* [Records]
_ _ _ _ _ _ _
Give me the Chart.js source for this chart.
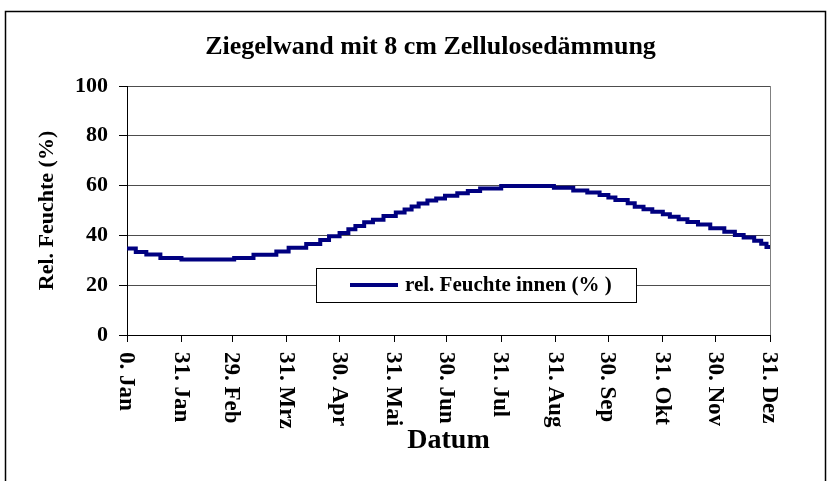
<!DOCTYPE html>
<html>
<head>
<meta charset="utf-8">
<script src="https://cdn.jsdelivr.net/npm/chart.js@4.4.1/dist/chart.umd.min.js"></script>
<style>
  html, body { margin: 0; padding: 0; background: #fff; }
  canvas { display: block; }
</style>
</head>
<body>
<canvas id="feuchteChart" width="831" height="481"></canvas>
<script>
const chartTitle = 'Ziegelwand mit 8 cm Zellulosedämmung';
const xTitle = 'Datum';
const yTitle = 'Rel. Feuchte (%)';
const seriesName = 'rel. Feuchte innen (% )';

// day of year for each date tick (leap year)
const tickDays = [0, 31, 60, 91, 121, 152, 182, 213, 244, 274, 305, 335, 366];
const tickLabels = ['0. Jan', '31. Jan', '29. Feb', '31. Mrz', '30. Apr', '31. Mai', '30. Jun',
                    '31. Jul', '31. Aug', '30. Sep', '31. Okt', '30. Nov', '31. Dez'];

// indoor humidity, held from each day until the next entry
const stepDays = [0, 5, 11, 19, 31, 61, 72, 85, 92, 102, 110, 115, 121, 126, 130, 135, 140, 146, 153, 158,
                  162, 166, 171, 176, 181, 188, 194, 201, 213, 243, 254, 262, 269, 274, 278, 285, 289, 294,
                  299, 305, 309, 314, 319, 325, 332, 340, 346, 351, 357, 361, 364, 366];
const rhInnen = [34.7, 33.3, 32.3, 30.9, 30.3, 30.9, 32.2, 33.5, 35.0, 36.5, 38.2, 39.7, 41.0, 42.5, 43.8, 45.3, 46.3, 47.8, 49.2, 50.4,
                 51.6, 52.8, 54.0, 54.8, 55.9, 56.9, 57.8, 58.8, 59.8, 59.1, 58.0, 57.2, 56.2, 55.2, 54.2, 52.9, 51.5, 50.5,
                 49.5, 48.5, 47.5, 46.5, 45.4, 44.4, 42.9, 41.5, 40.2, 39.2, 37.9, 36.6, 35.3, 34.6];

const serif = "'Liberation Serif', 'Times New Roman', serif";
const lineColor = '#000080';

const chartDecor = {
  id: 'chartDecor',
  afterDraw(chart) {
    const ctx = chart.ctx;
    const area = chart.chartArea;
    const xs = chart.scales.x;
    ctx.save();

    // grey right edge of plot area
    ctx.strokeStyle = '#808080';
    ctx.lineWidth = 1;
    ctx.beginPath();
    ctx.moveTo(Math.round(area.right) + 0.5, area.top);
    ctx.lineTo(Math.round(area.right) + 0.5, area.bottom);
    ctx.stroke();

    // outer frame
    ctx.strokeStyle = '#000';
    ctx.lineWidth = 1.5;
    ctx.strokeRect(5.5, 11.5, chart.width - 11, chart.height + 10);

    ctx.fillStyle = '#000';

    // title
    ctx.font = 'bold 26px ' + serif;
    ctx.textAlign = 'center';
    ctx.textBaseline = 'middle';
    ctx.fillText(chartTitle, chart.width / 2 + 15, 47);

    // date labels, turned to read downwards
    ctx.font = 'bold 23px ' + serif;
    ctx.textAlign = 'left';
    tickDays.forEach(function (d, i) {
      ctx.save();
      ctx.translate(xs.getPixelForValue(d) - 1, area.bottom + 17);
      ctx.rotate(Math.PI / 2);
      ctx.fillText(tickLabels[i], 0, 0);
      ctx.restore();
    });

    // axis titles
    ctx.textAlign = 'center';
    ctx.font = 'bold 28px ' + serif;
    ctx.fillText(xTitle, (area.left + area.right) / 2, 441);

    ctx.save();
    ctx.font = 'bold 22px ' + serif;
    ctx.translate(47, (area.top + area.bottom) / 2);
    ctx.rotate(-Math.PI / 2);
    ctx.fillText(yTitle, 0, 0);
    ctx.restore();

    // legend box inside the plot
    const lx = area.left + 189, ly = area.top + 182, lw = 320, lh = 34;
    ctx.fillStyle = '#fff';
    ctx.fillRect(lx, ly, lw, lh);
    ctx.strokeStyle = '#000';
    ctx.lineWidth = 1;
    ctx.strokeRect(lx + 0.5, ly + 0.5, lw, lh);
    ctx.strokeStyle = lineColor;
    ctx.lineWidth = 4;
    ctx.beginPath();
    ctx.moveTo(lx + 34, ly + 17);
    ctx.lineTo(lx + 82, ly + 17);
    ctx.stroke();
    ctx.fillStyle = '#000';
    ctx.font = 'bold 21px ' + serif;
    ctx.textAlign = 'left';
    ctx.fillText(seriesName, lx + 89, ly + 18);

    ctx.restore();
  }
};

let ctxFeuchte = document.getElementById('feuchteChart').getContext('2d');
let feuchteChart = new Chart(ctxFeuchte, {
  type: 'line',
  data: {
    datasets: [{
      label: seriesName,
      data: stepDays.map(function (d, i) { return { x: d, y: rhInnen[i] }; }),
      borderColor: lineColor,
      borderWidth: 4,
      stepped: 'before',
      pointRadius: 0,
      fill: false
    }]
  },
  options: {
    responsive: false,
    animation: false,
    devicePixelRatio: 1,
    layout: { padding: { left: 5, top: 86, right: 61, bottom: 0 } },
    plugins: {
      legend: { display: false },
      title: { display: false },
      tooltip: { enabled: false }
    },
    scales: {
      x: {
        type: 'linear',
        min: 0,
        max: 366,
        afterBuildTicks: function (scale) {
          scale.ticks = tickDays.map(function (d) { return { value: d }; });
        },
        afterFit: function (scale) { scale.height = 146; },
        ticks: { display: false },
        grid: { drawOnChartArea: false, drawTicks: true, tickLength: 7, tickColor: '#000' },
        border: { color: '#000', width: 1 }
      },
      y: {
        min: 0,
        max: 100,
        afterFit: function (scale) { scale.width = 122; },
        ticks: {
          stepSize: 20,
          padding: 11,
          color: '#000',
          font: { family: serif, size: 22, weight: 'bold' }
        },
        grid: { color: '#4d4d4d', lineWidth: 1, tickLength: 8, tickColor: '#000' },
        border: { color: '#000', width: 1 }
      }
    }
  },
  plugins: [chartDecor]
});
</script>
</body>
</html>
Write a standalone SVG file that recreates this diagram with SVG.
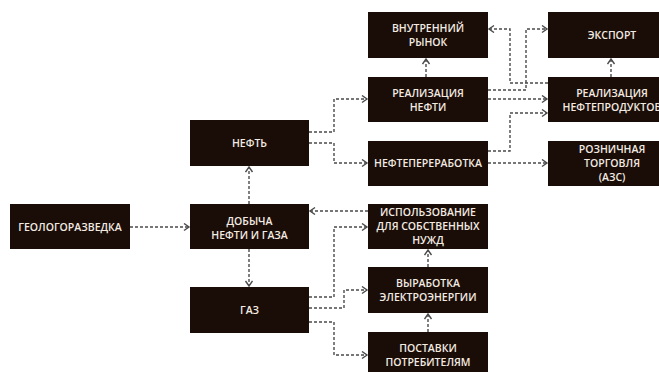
_ _ _ _ _ _ _
Copy out each line exactly, without the pictures.

* [Answer for the task]
Give me the Chart.js source for this chart.
<!DOCTYPE html>
<html>
<head>
<meta charset="utf-8">
<script src="https://cdn.jsdelivr.net/npm/chart.js@4.4.1/dist/chart.umd.min.js"></script>
<style>
  html, body { margin: 0; padding: 0; background: #fff; }
  canvas { display: block; }
</style>
</head>
<body>
<canvas id="feuchteChart" width="831" height="481"></canvas>
<script>
const chartTitle = 'Ziegelwand mit 8 cm Zellulosedämmung';
const xTitle = 'Datum';
const yTitle = 'Rel. Feuchte (%)';
const seriesName = 'rel. Feuchte innen (% )';

// day of year for each date tick (leap year)
const tickDays = [0, 31, 60, 91, 121, 152, 182, 213, 244, 274, 305, 335, 366];
const tickLabels = ['0. Jan', '31. Jan', '29. Feb', '31. Mrz', '30. Apr', '31. Mai', '30. Jun',
                    '31. Jul', '31. Aug', '30. Sep', '31. Okt', '30. Nov', '31. Dez'];

// indoor humidity, held from each day until the next entry
const stepDays = [0, 5, 11, 19, 31, 61, 72, 85, 92, 102, 110, 115, 121, 126, 130, 135, 140, 146, 153, 158,
                  162, 166, 171, 176, 181, 188, 194, 201, 213, 243, 254, 262, 269, 274, 278, 285, 289, 294,
                  299, 305, 309, 314, 319, 325, 332, 340, 346, 351, 357, 361, 364, 366];
const rhInnen = [34.7, 33.3, 32.3, 30.9, 30.3, 30.9, 32.2, 33.5, 35.0, 36.5, 38.2, 39.7, 41.0, 42.5, 43.8, 45.3, 46.3, 47.8, 49.2, 50.4,
                 51.6, 52.8, 54.0, 54.8, 55.9, 56.9, 57.8, 58.8, 59.8, 59.1, 58.0, 57.2, 56.2, 55.2, 54.2, 52.9, 51.5, 50.5,
                 49.5, 48.5, 47.5, 46.5, 45.4, 44.4, 42.9, 41.5, 40.2, 39.2, 37.9, 36.6, 35.3, 34.6];

const serif = "'Liberation Serif', 'Times New Roman', serif";
const lineColor = '#000080';

const chartDecor = {
  id: 'chartDecor',
  afterDraw(chart) {
    const ctx = chart.ctx;
    const area = chart.chartArea;
    const xs = chart.scales.x;
    ctx.save();

    // grey right edge of plot area
    ctx.strokeStyle = '#808080';
    ctx.lineWidth = 1;
    ctx.beginPath();
    ctx.moveTo(Math.round(area.right) + 0.5, area.top);
    ctx.lineTo(Math.round(area.right) + 0.5, area.bottom);
    ctx.stroke();

    // outer frame
    ctx.strokeStyle = '#000';
    ctx.lineWidth = 1.5;
    ctx.strokeRect(5.5, 11.5, chart.width - 11, chart.height + 10);

    ctx.fillStyle = '#000';

    // title
    ctx.font = 'bold 26px ' + serif;
    ctx.textAlign = 'center';
    ctx.textBaseline = 'middle';
    ctx.fillText(chartTitle, chart.width / 2 + 15, 47);

    // date labels, turned to read downwards
    ctx.font = 'bold 23px ' + serif;
    ctx.textAlign = 'left';
    tickDays.forEach(function (d, i) {
      ctx.save();
      ctx.translate(xs.getPixelForValue(d) - 1, area.bottom + 17);
      ctx.rotate(Math.PI / 2);
      ctx.fillText(tickLabels[i], 0, 0);
      ctx.restore();
    });

    // axis titles
    ctx.textAlign = 'center';
    ctx.font = 'bold 28px ' + serif;
    ctx.fillText(xTitle, (area.left + area.right) / 2, 441);

    ctx.save();
    ctx.font = 'bold 22px ' + serif;
    ctx.translate(47, (area.top + area.bottom) / 2);
    ctx.rotate(-Math.PI / 2);
    ctx.fillText(yTitle, 0, 0);
    ctx.restore();

    // legend box inside the plot
    const lx = area.left + 189, ly = area.top + 182, lw = 320, lh = 34;
    ctx.fillStyle = '#fff';
    ctx.fillRect(lx, ly, lw, lh);
    ctx.strokeStyle = '#000';
    ctx.lineWidth = 1;
    ctx.strokeRect(lx + 0.5, ly + 0.5, lw, lh);
    ctx.strokeStyle = lineColor;
    ctx.lineWidth = 4;
    ctx.beginPath();
    ctx.moveTo(lx + 34, ly + 17);
    ctx.lineTo(lx + 82, ly + 17);
    ctx.stroke();
    ctx.fillStyle = '#000';
    ctx.font = 'bold 21px ' + serif;
    ctx.textAlign = 'left';
    ctx.fillText(seriesName, lx + 89, ly + 18);

    ctx.restore();
  }
};

let ctxFeuchte = document.getElementById('feuchteChart').getContext('2d');
let feuchteChart = new Chart(ctxFeuchte, {
  type: 'line',
  data: {
    datasets: [{
      label: seriesName,
      data: stepDays.map(function (d, i) { return { x: d, y: rhInnen[i] }; }),
      borderColor: lineColor,
      borderWidth: 4,
      stepped: 'before',
      pointRadius: 0,
      fill: false
    }]
  },
  options: {
    responsive: false,
    animation: false,
    devicePixelRatio: 1,
    layout: { padding: { left: 5, top: 86, right: 61, bottom: 0 } },
    plugins: {
      legend: { display: false },
      title: { display: false },
      tooltip: { enabled: false }
    },
    scales: {
      x: {
        type: 'linear',
        min: 0,
        max: 366,
        afterBuildTicks: function (scale) {
          scale.ticks = tickDays.map(function (d) { return { value: d }; });
        },
        afterFit: function (scale) { scale.height = 146; },
        ticks: { display: false },
        grid: { drawOnChartArea: false, drawTicks: true, tickLength: 7, tickColor: '#000' },
        border: { color: '#000', width: 1 }
      },
      y: {
        min: 0,
        max: 100,
        afterFit: function (scale) { scale.width = 122; },
        ticks: {
          stepSize: 20,
          padding: 11,
          color: '#000',
          font: { family: serif, size: 22, weight: 'bold' }
        },
        grid: { color: '#4d4d4d', lineWidth: 1, tickLength: 8, tickColor: '#000' },
        border: { color: '#000', width: 1 }
      }
    }
  },
  plugins: [chartDecor]
});
</script>
</body>
</html>
Write a standalone SVG file that recreates this diagram with SVG.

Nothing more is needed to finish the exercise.